**Exercise objective**
Repeat what the lines below say, word for word, and skip every image.

**Given data**

■ ■ ■

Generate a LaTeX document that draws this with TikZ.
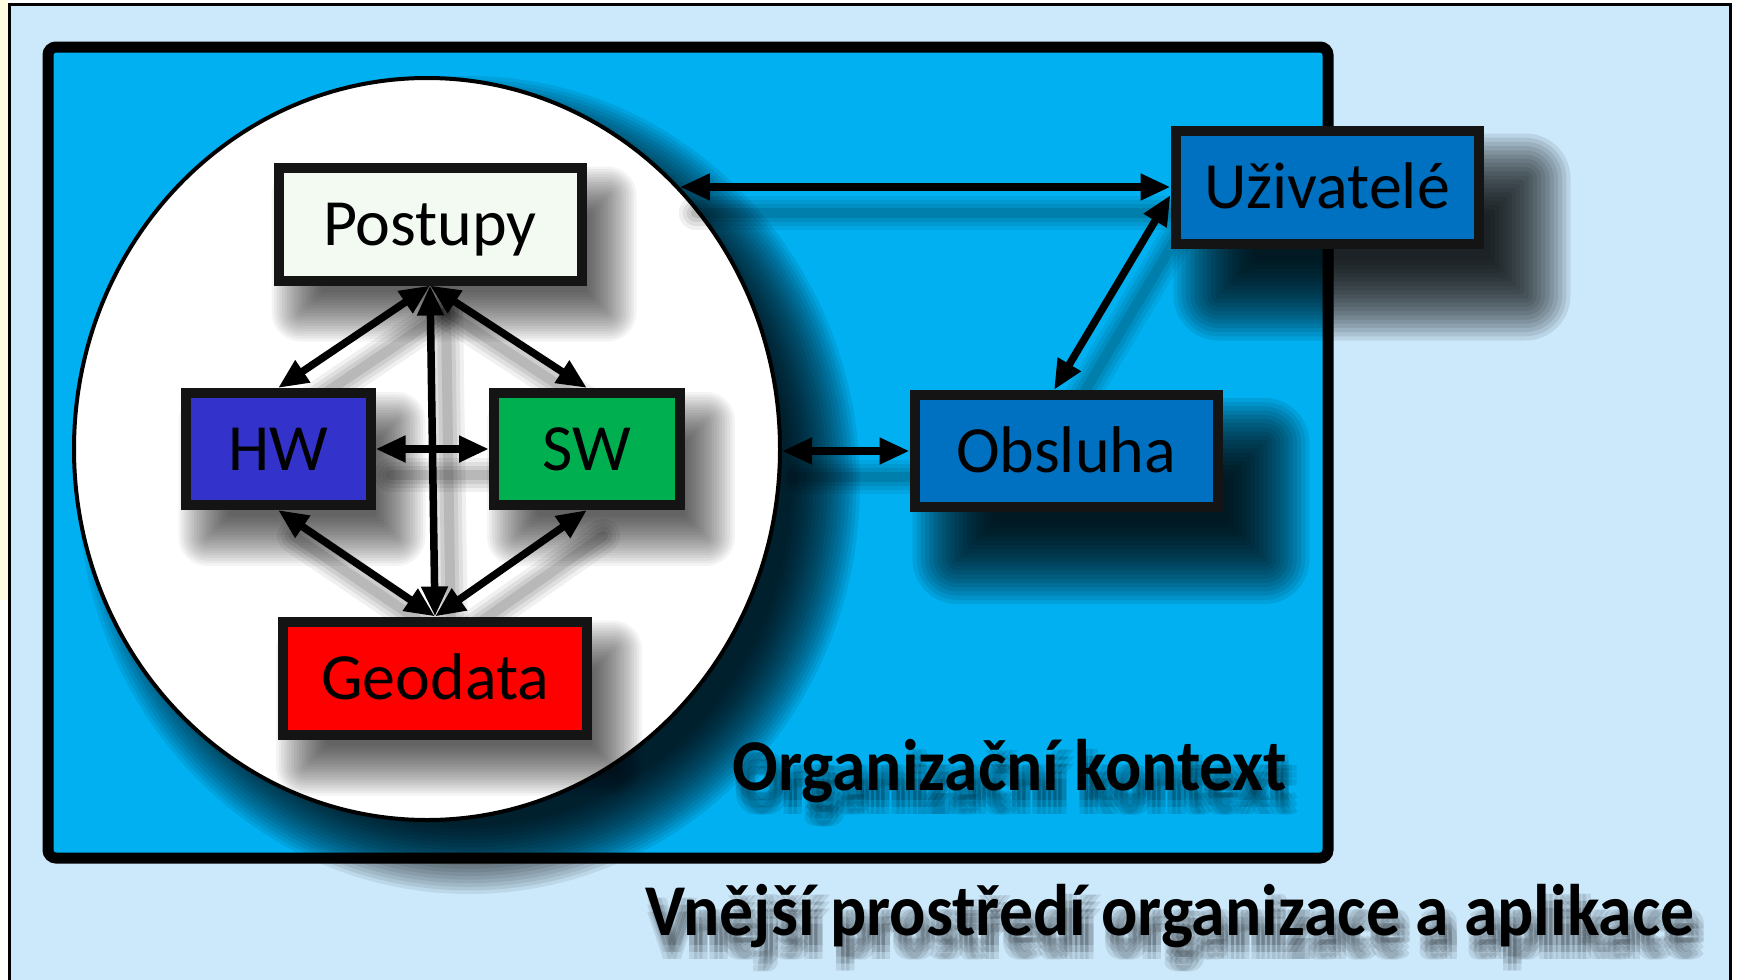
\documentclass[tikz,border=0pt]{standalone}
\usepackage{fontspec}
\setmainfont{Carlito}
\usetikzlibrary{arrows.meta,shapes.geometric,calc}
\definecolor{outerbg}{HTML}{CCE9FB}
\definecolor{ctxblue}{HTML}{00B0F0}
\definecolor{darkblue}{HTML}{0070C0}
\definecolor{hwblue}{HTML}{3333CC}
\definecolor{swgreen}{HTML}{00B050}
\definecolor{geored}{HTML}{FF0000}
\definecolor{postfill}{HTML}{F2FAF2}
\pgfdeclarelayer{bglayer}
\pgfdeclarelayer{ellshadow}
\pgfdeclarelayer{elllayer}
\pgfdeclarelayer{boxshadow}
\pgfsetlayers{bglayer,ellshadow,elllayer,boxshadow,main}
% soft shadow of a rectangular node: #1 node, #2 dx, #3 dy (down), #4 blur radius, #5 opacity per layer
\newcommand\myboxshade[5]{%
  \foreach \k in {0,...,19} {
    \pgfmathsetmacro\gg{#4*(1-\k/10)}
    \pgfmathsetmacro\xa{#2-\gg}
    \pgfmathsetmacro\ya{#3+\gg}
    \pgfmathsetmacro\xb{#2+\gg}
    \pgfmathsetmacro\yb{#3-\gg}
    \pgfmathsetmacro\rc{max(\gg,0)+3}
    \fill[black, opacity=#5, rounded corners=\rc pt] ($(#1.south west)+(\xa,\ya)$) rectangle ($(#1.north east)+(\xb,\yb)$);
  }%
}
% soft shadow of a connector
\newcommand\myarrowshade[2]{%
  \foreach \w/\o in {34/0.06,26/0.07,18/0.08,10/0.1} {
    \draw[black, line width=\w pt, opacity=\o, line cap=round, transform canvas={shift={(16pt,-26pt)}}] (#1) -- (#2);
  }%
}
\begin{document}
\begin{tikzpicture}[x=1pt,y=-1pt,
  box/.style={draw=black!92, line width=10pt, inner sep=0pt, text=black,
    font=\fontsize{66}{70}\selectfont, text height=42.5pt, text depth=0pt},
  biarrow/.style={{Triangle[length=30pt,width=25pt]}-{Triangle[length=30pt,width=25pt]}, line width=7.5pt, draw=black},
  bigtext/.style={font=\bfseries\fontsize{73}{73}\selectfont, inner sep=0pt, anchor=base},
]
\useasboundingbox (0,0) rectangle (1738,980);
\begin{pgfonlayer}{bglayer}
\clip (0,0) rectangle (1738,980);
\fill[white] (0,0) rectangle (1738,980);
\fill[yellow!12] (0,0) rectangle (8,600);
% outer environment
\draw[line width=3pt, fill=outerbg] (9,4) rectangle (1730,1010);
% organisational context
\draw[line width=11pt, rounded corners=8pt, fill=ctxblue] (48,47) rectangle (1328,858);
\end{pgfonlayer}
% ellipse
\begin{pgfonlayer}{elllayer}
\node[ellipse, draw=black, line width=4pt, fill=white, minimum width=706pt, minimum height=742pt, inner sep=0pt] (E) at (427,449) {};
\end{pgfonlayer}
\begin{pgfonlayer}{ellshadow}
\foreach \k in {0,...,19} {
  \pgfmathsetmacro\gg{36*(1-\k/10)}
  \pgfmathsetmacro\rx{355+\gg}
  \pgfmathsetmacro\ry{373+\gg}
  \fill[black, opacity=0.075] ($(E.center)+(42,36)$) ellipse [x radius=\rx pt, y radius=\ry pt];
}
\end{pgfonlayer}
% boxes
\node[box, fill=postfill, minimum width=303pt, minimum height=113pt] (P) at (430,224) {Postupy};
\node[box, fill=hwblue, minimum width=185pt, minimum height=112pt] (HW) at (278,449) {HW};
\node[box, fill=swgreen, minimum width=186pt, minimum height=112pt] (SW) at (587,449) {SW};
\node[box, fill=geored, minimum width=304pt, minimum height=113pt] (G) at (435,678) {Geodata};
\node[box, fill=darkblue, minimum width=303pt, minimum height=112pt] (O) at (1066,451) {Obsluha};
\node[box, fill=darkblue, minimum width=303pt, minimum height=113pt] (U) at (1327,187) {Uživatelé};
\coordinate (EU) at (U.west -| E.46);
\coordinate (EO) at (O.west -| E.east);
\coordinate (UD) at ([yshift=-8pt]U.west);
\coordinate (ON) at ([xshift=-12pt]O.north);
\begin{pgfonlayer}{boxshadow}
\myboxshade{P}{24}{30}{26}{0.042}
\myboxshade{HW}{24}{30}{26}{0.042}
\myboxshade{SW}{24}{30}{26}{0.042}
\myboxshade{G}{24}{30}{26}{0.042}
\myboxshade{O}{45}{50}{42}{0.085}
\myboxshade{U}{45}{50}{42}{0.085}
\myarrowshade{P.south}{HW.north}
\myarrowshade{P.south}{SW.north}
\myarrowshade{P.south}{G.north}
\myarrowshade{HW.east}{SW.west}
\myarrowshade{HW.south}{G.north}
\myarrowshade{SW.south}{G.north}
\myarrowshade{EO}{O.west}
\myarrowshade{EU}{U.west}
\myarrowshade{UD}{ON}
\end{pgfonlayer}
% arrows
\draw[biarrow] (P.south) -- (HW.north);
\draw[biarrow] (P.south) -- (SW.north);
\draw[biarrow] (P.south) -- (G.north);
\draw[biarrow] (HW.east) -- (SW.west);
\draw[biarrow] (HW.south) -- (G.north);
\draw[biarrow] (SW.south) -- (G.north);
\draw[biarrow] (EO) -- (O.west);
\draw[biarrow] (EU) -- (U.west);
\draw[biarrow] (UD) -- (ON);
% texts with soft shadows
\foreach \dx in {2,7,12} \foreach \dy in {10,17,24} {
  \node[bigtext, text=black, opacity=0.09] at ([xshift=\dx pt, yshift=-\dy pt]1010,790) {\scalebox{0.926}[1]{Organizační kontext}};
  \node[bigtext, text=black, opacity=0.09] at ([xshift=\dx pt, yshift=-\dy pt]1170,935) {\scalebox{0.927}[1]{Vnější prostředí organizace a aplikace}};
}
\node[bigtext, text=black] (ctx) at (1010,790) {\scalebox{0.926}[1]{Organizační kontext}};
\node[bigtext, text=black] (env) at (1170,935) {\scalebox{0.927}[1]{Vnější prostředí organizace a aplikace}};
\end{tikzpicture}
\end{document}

■ ■ ■

**Task response**
Generate a LaTeX document that draws this with TikZ.
\documentclass[tikz,border=0pt]{standalone}
\usepackage{fontspec}
\setmainfont{Carlito}
\usetikzlibrary{arrows.meta,shapes.geometric,calc}
\definecolor{outerbg}{HTML}{CCE9FB}
\definecolor{ctxblue}{HTML}{00B0F0}
\definecolor{darkblue}{HTML}{0070C0}
\definecolor{hwblue}{HTML}{3333CC}
\definecolor{swgreen}{HTML}{00B050}
\definecolor{geored}{HTML}{FF0000}
\definecolor{postfill}{HTML}{F2FAF2}
\pgfdeclarelayer{bglayer}
\pgfdeclarelayer{ellshadow}
\pgfdeclarelayer{elllayer}
\pgfdeclarelayer{boxshadow}
\pgfsetlayers{bglayer,ellshadow,elllayer,boxshadow,main}
% soft shadow of a rectangular node: #1 node, #2 dx, #3 dy (down), #4 blur radius, #5 opacity per layer
\newcommand\myboxshade[5]{%
  \foreach \k in {0,...,19} {
    \pgfmathsetmacro\gg{#4*(1-\k/10)}
    \pgfmathsetmacro\xa{#2-\gg}
    \pgfmathsetmacro\ya{#3+\gg}
    \pgfmathsetmacro\xb{#2+\gg}
    \pgfmathsetmacro\yb{#3-\gg}
    \pgfmathsetmacro\rc{max(\gg,0)+3}
    \fill[black, opacity=#5, rounded corners=\rc pt] ($(#1.south west)+(\xa,\ya)$) rectangle ($(#1.north east)+(\xb,\yb)$);
  }%
}
% soft shadow of a connector
\newcommand\myarrowshade[2]{%
  \foreach \w/\o in {34/0.06,26/0.07,18/0.08,10/0.1} {
    \draw[black, line width=\w pt, opacity=\o, line cap=round, transform canvas={shift={(16pt,-26pt)}}] (#1) -- (#2);
  }%
}
\begin{document}
\begin{tikzpicture}[x=1pt,y=-1pt,
  box/.style={draw=black!92, line width=10pt, inner sep=0pt, text=black,
    font=\fontsize{66}{70}\selectfont, text height=42.5pt, text depth=0pt},
  biarrow/.style={{Triangle[length=30pt,width=25pt]}-{Triangle[length=30pt,width=25pt]}, line width=7.5pt, draw=black},
  bigtext/.style={font=\bfseries\fontsize{73}{73}\selectfont, inner sep=0pt, anchor=base},
]
\useasboundingbox (0,0) rectangle (1738,980);
\begin{pgfonlayer}{bglayer}
\clip (0,0) rectangle (1738,980);
\fill[white] (0,0) rectangle (1738,980);
\fill[yellow!12] (0,0) rectangle (8,600);
% outer environment
\draw[line width=3pt, fill=outerbg] (9,4) rectangle (1730,1010);
% organisational context
\draw[line width=11pt, rounded corners=8pt, fill=ctxblue] (48,47) rectangle (1328,858);
\end{pgfonlayer}
% ellipse
\begin{pgfonlayer}{elllayer}
\node[ellipse, draw=black, line width=4pt, fill=white, minimum width=706pt, minimum height=742pt, inner sep=0pt] (E) at (427,449) {};
\end{pgfonlayer}
\begin{pgfonlayer}{ellshadow}
\foreach \k in {0,...,19} {
  \pgfmathsetmacro\gg{36*(1-\k/10)}
  \pgfmathsetmacro\rx{355+\gg}
  \pgfmathsetmacro\ry{373+\gg}
  \fill[black, opacity=0.075] ($(E.center)+(42,36)$) ellipse [x radius=\rx pt, y radius=\ry pt];
}
\end{pgfonlayer}
% boxes
\node[box, fill=postfill, minimum width=303pt, minimum height=113pt] (P) at (430,224) {Postupy};
\node[box, fill=hwblue, minimum width=185pt, minimum height=112pt] (HW) at (278,449) {HW};
\node[box, fill=swgreen, minimum width=186pt, minimum height=112pt] (SW) at (587,449) {SW};
\node[box, fill=geored, minimum width=304pt, minimum height=113pt] (G) at (435,678) {Geodata};
\node[box, fill=darkblue, minimum width=303pt, minimum height=112pt] (O) at (1066,451) {Obsluha};
\node[box, fill=darkblue, minimum width=303pt, minimum height=113pt] (U) at (1327,187) {Uživatelé};
\coordinate (EU) at (U.west -| E.46);
\coordinate (EO) at (O.west -| E.east);
\coordinate (UD) at ([yshift=-8pt]U.west);
\coordinate (ON) at ([xshift=-12pt]O.north);
\begin{pgfonlayer}{boxshadow}
\myboxshade{P}{24}{30}{26}{0.042}
\myboxshade{HW}{24}{30}{26}{0.042}
\myboxshade{SW}{24}{30}{26}{0.042}
\myboxshade{G}{24}{30}{26}{0.042}
\myboxshade{O}{45}{50}{42}{0.085}
\myboxshade{U}{45}{50}{42}{0.085}
\myarrowshade{P.south}{HW.north}
\myarrowshade{P.south}{SW.north}
\myarrowshade{P.south}{G.north}
\myarrowshade{HW.east}{SW.west}
\myarrowshade{HW.south}{G.north}
\myarrowshade{SW.south}{G.north}
\myarrowshade{EO}{O.west}
\myarrowshade{EU}{U.west}
\myarrowshade{UD}{ON}
\end{pgfonlayer}
% arrows
\draw[biarrow] (P.south) -- (HW.north);
\draw[biarrow] (P.south) -- (SW.north);
\draw[biarrow] (P.south) -- (G.north);
\draw[biarrow] (HW.east) -- (SW.west);
\draw[biarrow] (HW.south) -- (G.north);
\draw[biarrow] (SW.south) -- (G.north);
\draw[biarrow] (EO) -- (O.west);
\draw[biarrow] (EU) -- (U.west);
\draw[biarrow] (UD) -- (ON);
% texts with soft shadows
\foreach \dx in {2,7,12} \foreach \dy in {10,17,24} {
  \node[bigtext, text=black, opacity=0.09] at ([xshift=\dx pt, yshift=-\dy pt]1010,790) {\scalebox{0.926}[1]{Organizační kontext}};
  \node[bigtext, text=black, opacity=0.09] at ([xshift=\dx pt, yshift=-\dy pt]1170,935) {\scalebox{0.927}[1]{Vnější prostředí organizace a aplikace}};
}
\node[bigtext, text=black] (ctx) at (1010,790) {\scalebox{0.926}[1]{Organizační kontext}};
\node[bigtext, text=black] (env) at (1170,935) {\scalebox{0.927}[1]{Vnější prostředí organizace a aplikace}};
\end{tikzpicture}
\end{document}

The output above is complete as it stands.